* [Short exercise]: Transcribe the data in full and exactly, omitting any pictures.
====
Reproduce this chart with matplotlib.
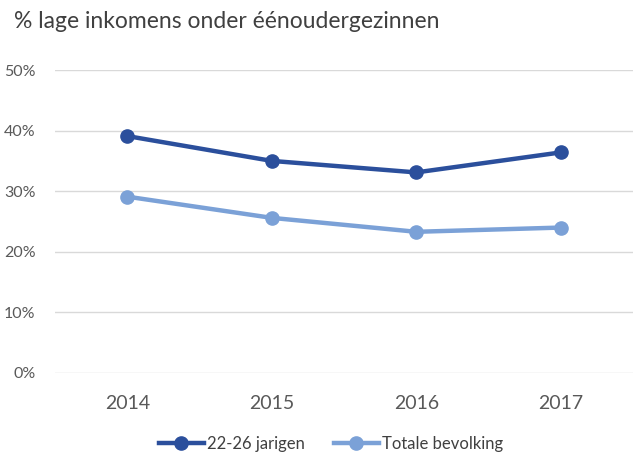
import numpy as np
import matplotlib.pyplot as plt

plt.rcParams['font.family'] = ['Lato', 'DejaVu Sans']

# data
jaren = ['2014', '2015', '2016', '2017']
jongeren = [39.1, 35.0, 33.1, 36.4]
totaal = [29.1, 25.6, 23.3, 24.0]
yticks = [0, 10, 20, 30, 40, 50]

fig = plt.figure(figsize=(6.33, 4.54), dpi=100)
ax = fig.add_axes([55 / 633, 1 - 373 / 454, 1 - 55 / 633, 303 / 454])

x = np.arange(len(jaren))
ax.plot(x, jongeren, color='#2B4F9C', lw=3.2, marker='o', ms=9.5, label='22-26 jarigen')
ax.plot(x, totaal, color='#7BA1D7', lw=3.2, marker='o', ms=9.5, label='Totale bevolking')

ax.set_xlim(-0.5, len(jaren) - 0.5)
ax.set_ylim(0, 50)
ax.set_yticks(yticks)
ax.set_yticklabels([f'{v}%' for v in yticks], color='#595959', fontsize=11.5)
ax.set_xticks(x)
ax.set_xticklabels(jaren, color='#595959', fontsize=14)
ax.tick_params(length=0)
ax.tick_params(axis='x', pad=16)
ax.tick_params(axis='y', pad=14)
ax.grid(axis='y', color='#D9D9D9', lw=1)
ax.set_axisbelow(True)
for s in ax.spines.values():
    s.set_visible(False)

fig.text(14 / 633, 1 - 22 / 454, '% lage inkomens onder éénoudergezinnen',
         fontsize=16.5, color='#404040', va='center', ha='left')

fig.legend(loc='center', bbox_to_anchor=(331 / 633, 1 - 444 / 454), ncol=2, frameon=False,
           fontsize=12, handlelength=2.7, columnspacing=1.7, handletextpad=0.2,
           labelcolor='#404040')

fig.savefig('out.png', dpi=100)
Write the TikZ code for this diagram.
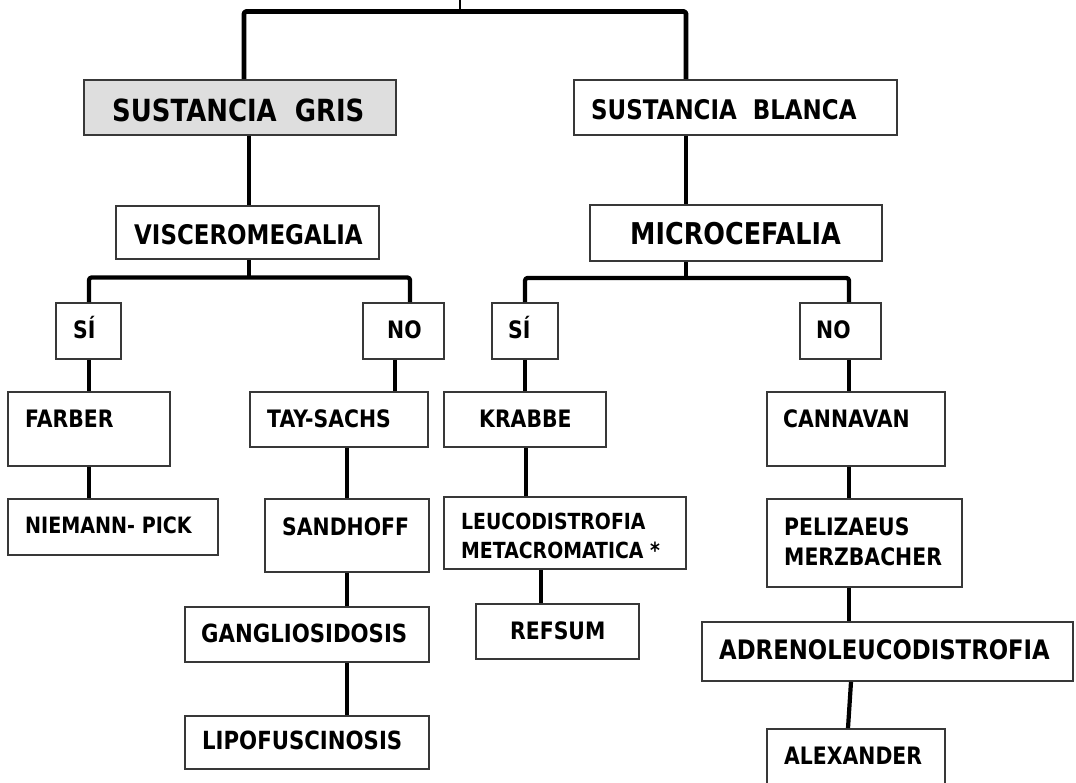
\documentclass[tikz,border=0pt]{standalone}
\usepackage{fontspec}
\newfontfamily\tfont{DejaVu Sans}[FakeStretch=0.85]
\begin{document}
\begin{tikzpicture}[x=1pt,y=-1pt,
  bx/.style={draw=black!78,line width=1.8pt,inner sep=0pt,fill=white},
  grisbox/.style={fill=black!13},
  tx/.style={anchor=base west,inner sep=0pt,text=black,font=\tfont\bfseries\fontsize{#1}{#1}\selectfont},
  tx/.default=24,
  conn/.style={draw=black,line width=4.2pt,line join=round,rounded corners=2.5pt},
  stub/.style={draw=black,line width=1.6pt}]
\useasboundingbox (0,0) rectangle (1076,783);
\newcommand\mkbox[6][]{\node[bx,#1,minimum width={(#5)-(#3)},minimum height={(#6)-(#4)}] (#2) at ({((#3)+(#5))/2},{((#4)+(#6))/2}) {};}
% boxes
\mkbox[grisbox]{gris}{84}{80}{396}{135}
\mkbox{blanca}{574}{80}{897}{135}
\mkbox{visc}{116}{206}{379}{259}
\mkbox{micro}{590}{205}{882}{261}
\mkbox{sia}{56}{303}{121}{359}
\mkbox{noa}{363}{303}{444}{359}
\mkbox{sib}{492}{303}{558}{359}
\mkbox{nob}{800}{303}{881}{359}
\mkbox{farber}{8}{392}{170}{466}
\mkbox{tay}{250}{392}{428}{447}
\mkbox{krabbe}{444}{392}{606}{447}
\mkbox{cann}{767}{392}{945}{466}
\mkbox{niemann}{8}{499}{218}{555}
\mkbox{sand}{265}{499}{429}{572}
\mkbox{leuco}{444}{497}{686}{569}
\mkbox{refsum}{476}{604}{639}{659}
\mkbox{peli}{767}{499}{962}{587}
\mkbox{gang}{185}{607}{429}{662}
\mkbox{adreno}{702}{622}{1073}{681}
\mkbox{lipo}{185}{716}{429}{769}
\mkbox{alex}{767}{729}{945}{795}
% texts
\node[tx=30.5] (grist) at (112,122) {SUSTANCIA\ \ GRIS};
\node[tx=27] (blancat) at (591,120) {SUSTANCIA\ \ BLANCA};
\node[tx=27] (visct) at (134,245) {VISCEROMEGALIA};
\node[tx=30] (microt) at (630,245) {MICROCEFALIA};
\node[tx=24] (siat) at (73,338.3) {SÍ};
\node[tx=24] (noat) at (387,338.3) {NO};
\node[tx=24] (sibt) at (508,338.3) {SÍ};
\node[tx=24] (nobt) at (816,338.3) {NO};
\node[tx=24] (farbert) at (25,427.3) {FARBER};
\node[tx=24] (tayt) at (267,427.3) {TAY-SACHS};
\node[tx=24] (krabbet) at (479,427.3) {KRABBE};
\node[tx=24] (cannt) at (783,427.3) {CANNAVAN};
\node[tx=22.5] (niemannt) at (25,533.3) {NIEMANN- PICK};
\node[tx=24] (sandt) at (282,535) {SANDHOFF};
\node[tx=22.2] (leucota) at (461,529.3) {LEUCODISTROFIA};
\node[tx=22.2] (leucotb) at (461,558.3) {METACROMATICA *};
\node[tx=24] (refsumt) at (510,639) {REFSUM};
\node[tx=25] (gangt) at (201,642.7) {GANGLIOSIDOSIS};
\node[tx=24] (pelita) at (784,535) {PELIZAEUS};
\node[tx=24] (pelitb) at (784,565) {MERZBACHER};
\node[tx=26.8] (adrenot) at (719,659.3) {ADRENOLEUCODISTROFIA};
\node[tx=25] (lipot) at (202,749.3) {LIPOFUSCINOSIS};
\node[tx=24] (alext) at (784,764) {ALEXANDER};
% connector coordinates
\coordinate (top) at (460,0);
\coordinate (barL) at (244,11.5);
\coordinate (barR) at (686,11.5);
\coordinate (xg) at (249,0);
\coordinate (bl) at (89,277.5);
\coordinate (br) at (410,277.5);
\coordinate (ml) at (525,278);
\coordinate (mr) at (849,278);
\coordinate (xno) at (395,0);
\coordinate (xt) at (347,0);
\coordinate (xk) at (526,0);
\coordinate (xle) at (541,0);
\coordinate (xa1) at (851,0);
\coordinate (xa2) at (848,0);
% connectors
\draw[stub] (top) -- (top |- barL);
\draw[conn,line width=4.8pt] (gris.north -| barL) -- (barL) -- (barR) -- (blanca.north -| barR);
\draw[conn] (gris.south -| xg) -- (visc.north -| xg);
\draw[conn] (blanca.south -| barR) -- (micro.north -| barR);
\draw[conn] (visc.south -| xg) -- (bl -| xg);
\draw[conn] (sia.north -| bl) -- (bl) -- (br) -- (noa.north -| br);
\draw[conn] (micro.south -| barR) -- (ml -| barR);
\draw[conn] (sib.north -| ml) -- (ml) -- (mr) -- (nob.north -| mr);
\draw[conn] (sia.south -| bl) -- (farber.north -| bl);
\draw[conn] (farber.south -| bl) -- (niemann.north -| bl);
\draw[conn] (noa.south -| xno) -- (tay.north -| xno);
\draw[conn] (tay.south -| xt) -- (sand.north -| xt);
\draw[conn] (sand.south -| xt) -- (gang.north -| xt);
\draw[conn] (gang.south -| xt) -- (lipo.north -| xt);
\draw[conn] (sib.south -| ml) -- (krabbe.north -| ml);
\draw[conn] (krabbe.south -| xk) -- (leuco.north -| xk);
\draw[conn] (leuco.south -| xle) -- (refsum.north -| xle);
\draw[conn] (nob.south -| mr) -- (cann.north -| mr);
\draw[conn] (cann.south -| mr) -- (peli.north -| mr);
\draw[conn] (peli.south -| mr) -- (adreno.north -| mr);
\draw[conn] (adreno.south -| xa1) -- (alex.north -| xa2);
\end{tikzpicture}
\end{document}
====
* [Full solution]:
Reproduce this chart with matplotlib.
import numpy as np
import matplotlib.pyplot as plt

plt.rcParams['font.family'] = ['Lato', 'DejaVu Sans']

# data
jaren = ['2014', '2015', '2016', '2017']
jongeren = [39.1, 35.0, 33.1, 36.4]
totaal = [29.1, 25.6, 23.3, 24.0]
yticks = [0, 10, 20, 30, 40, 50]

fig = plt.figure(figsize=(6.33, 4.54), dpi=100)
ax = fig.add_axes([55 / 633, 1 - 373 / 454, 1 - 55 / 633, 303 / 454])

x = np.arange(len(jaren))
ax.plot(x, jongeren, color='#2B4F9C', lw=3.2, marker='o', ms=9.5, label='22-26 jarigen')
ax.plot(x, totaal, color='#7BA1D7', lw=3.2, marker='o', ms=9.5, label='Totale bevolking')

ax.set_xlim(-0.5, len(jaren) - 0.5)
ax.set_ylim(0, 50)
ax.set_yticks(yticks)
ax.set_yticklabels([f'{v}%' for v in yticks], color='#595959', fontsize=11.5)
ax.set_xticks(x)
ax.set_xticklabels(jaren, color='#595959', fontsize=14)
ax.tick_params(length=0)
ax.tick_params(axis='x', pad=16)
ax.tick_params(axis='y', pad=14)
ax.grid(axis='y', color='#D9D9D9', lw=1)
ax.set_axisbelow(True)
for s in ax.spines.values():
    s.set_visible(False)

fig.text(14 / 633, 1 - 22 / 454, '% lage inkomens onder éénoudergezinnen',
         fontsize=16.5, color='#404040', va='center', ha='left')

fig.legend(loc='center', bbox_to_anchor=(331 / 633, 1 - 444 / 454), ncol=2, frameon=False,
           fontsize=12, handlelength=2.7, columnspacing=1.7, handletextpad=0.2,
           labelcolor='#404040')

fig.savefig('out.png', dpi=100)
Write the TikZ code for this diagram.
\documentclass[tikz,border=0pt]{standalone}
\usepackage{fontspec}
\newfontfamily\tfont{DejaVu Sans}[FakeStretch=0.85]
\begin{document}
\begin{tikzpicture}[x=1pt,y=-1pt,
  bx/.style={draw=black!78,line width=1.8pt,inner sep=0pt,fill=white},
  grisbox/.style={fill=black!13},
  tx/.style={anchor=base west,inner sep=0pt,text=black,font=\tfont\bfseries\fontsize{#1}{#1}\selectfont},
  tx/.default=24,
  conn/.style={draw=black,line width=4.2pt,line join=round,rounded corners=2.5pt},
  stub/.style={draw=black,line width=1.6pt}]
\useasboundingbox (0,0) rectangle (1076,783);
\newcommand\mkbox[6][]{\node[bx,#1,minimum width={(#5)-(#3)},minimum height={(#6)-(#4)}] (#2) at ({((#3)+(#5))/2},{((#4)+(#6))/2}) {};}
% boxes
\mkbox[grisbox]{gris}{84}{80}{396}{135}
\mkbox{blanca}{574}{80}{897}{135}
\mkbox{visc}{116}{206}{379}{259}
\mkbox{micro}{590}{205}{882}{261}
\mkbox{sia}{56}{303}{121}{359}
\mkbox{noa}{363}{303}{444}{359}
\mkbox{sib}{492}{303}{558}{359}
\mkbox{nob}{800}{303}{881}{359}
\mkbox{farber}{8}{392}{170}{466}
\mkbox{tay}{250}{392}{428}{447}
\mkbox{krabbe}{444}{392}{606}{447}
\mkbox{cann}{767}{392}{945}{466}
\mkbox{niemann}{8}{499}{218}{555}
\mkbox{sand}{265}{499}{429}{572}
\mkbox{leuco}{444}{497}{686}{569}
\mkbox{refsum}{476}{604}{639}{659}
\mkbox{peli}{767}{499}{962}{587}
\mkbox{gang}{185}{607}{429}{662}
\mkbox{adreno}{702}{622}{1073}{681}
\mkbox{lipo}{185}{716}{429}{769}
\mkbox{alex}{767}{729}{945}{795}
% texts
\node[tx=30.5] (grist) at (112,122) {SUSTANCIA\ \ GRIS};
\node[tx=27] (blancat) at (591,120) {SUSTANCIA\ \ BLANCA};
\node[tx=27] (visct) at (134,245) {VISCEROMEGALIA};
\node[tx=30] (microt) at (630,245) {MICROCEFALIA};
\node[tx=24] (siat) at (73,338.3) {SÍ};
\node[tx=24] (noat) at (387,338.3) {NO};
\node[tx=24] (sibt) at (508,338.3) {SÍ};
\node[tx=24] (nobt) at (816,338.3) {NO};
\node[tx=24] (farbert) at (25,427.3) {FARBER};
\node[tx=24] (tayt) at (267,427.3) {TAY-SACHS};
\node[tx=24] (krabbet) at (479,427.3) {KRABBE};
\node[tx=24] (cannt) at (783,427.3) {CANNAVAN};
\node[tx=22.5] (niemannt) at (25,533.3) {NIEMANN- PICK};
\node[tx=24] (sandt) at (282,535) {SANDHOFF};
\node[tx=22.2] (leucota) at (461,529.3) {LEUCODISTROFIA};
\node[tx=22.2] (leucotb) at (461,558.3) {METACROMATICA *};
\node[tx=24] (refsumt) at (510,639) {REFSUM};
\node[tx=25] (gangt) at (201,642.7) {GANGLIOSIDOSIS};
\node[tx=24] (pelita) at (784,535) {PELIZAEUS};
\node[tx=24] (pelitb) at (784,565) {MERZBACHER};
\node[tx=26.8] (adrenot) at (719,659.3) {ADRENOLEUCODISTROFIA};
\node[tx=25] (lipot) at (202,749.3) {LIPOFUSCINOSIS};
\node[tx=24] (alext) at (784,764) {ALEXANDER};
% connector coordinates
\coordinate (top) at (460,0);
\coordinate (barL) at (244,11.5);
\coordinate (barR) at (686,11.5);
\coordinate (xg) at (249,0);
\coordinate (bl) at (89,277.5);
\coordinate (br) at (410,277.5);
\coordinate (ml) at (525,278);
\coordinate (mr) at (849,278);
\coordinate (xno) at (395,0);
\coordinate (xt) at (347,0);
\coordinate (xk) at (526,0);
\coordinate (xle) at (541,0);
\coordinate (xa1) at (851,0);
\coordinate (xa2) at (848,0);
% connectors
\draw[stub] (top) -- (top |- barL);
\draw[conn,line width=4.8pt] (gris.north -| barL) -- (barL) -- (barR) -- (blanca.north -| barR);
\draw[conn] (gris.south -| xg) -- (visc.north -| xg);
\draw[conn] (blanca.south -| barR) -- (micro.north -| barR);
\draw[conn] (visc.south -| xg) -- (bl -| xg);
\draw[conn] (sia.north -| bl) -- (bl) -- (br) -- (noa.north -| br);
\draw[conn] (micro.south -| barR) -- (ml -| barR);
\draw[conn] (sib.north -| ml) -- (ml) -- (mr) -- (nob.north -| mr);
\draw[conn] (sia.south -| bl) -- (farber.north -| bl);
\draw[conn] (farber.south -| bl) -- (niemann.north -| bl);
\draw[conn] (noa.south -| xno) -- (tay.north -| xno);
\draw[conn] (tay.south -| xt) -- (sand.north -| xt);
\draw[conn] (sand.south -| xt) -- (gang.north -| xt);
\draw[conn] (gang.south -| xt) -- (lipo.north -| xt);
\draw[conn] (sib.south -| ml) -- (krabbe.north -| ml);
\draw[conn] (krabbe.south -| xk) -- (leuco.north -| xk);
\draw[conn] (leuco.south -| xle) -- (refsum.north -| xle);
\draw[conn] (nob.south -| mr) -- (cann.north -| mr);
\draw[conn] (cann.south -| mr) -- (peli.north -| mr);
\draw[conn] (peli.south -| mr) -- (adreno.north -| mr);
\draw[conn] (adreno.south -| xa1) -- (alex.north -| xa2);
\end{tikzpicture}
\end{document}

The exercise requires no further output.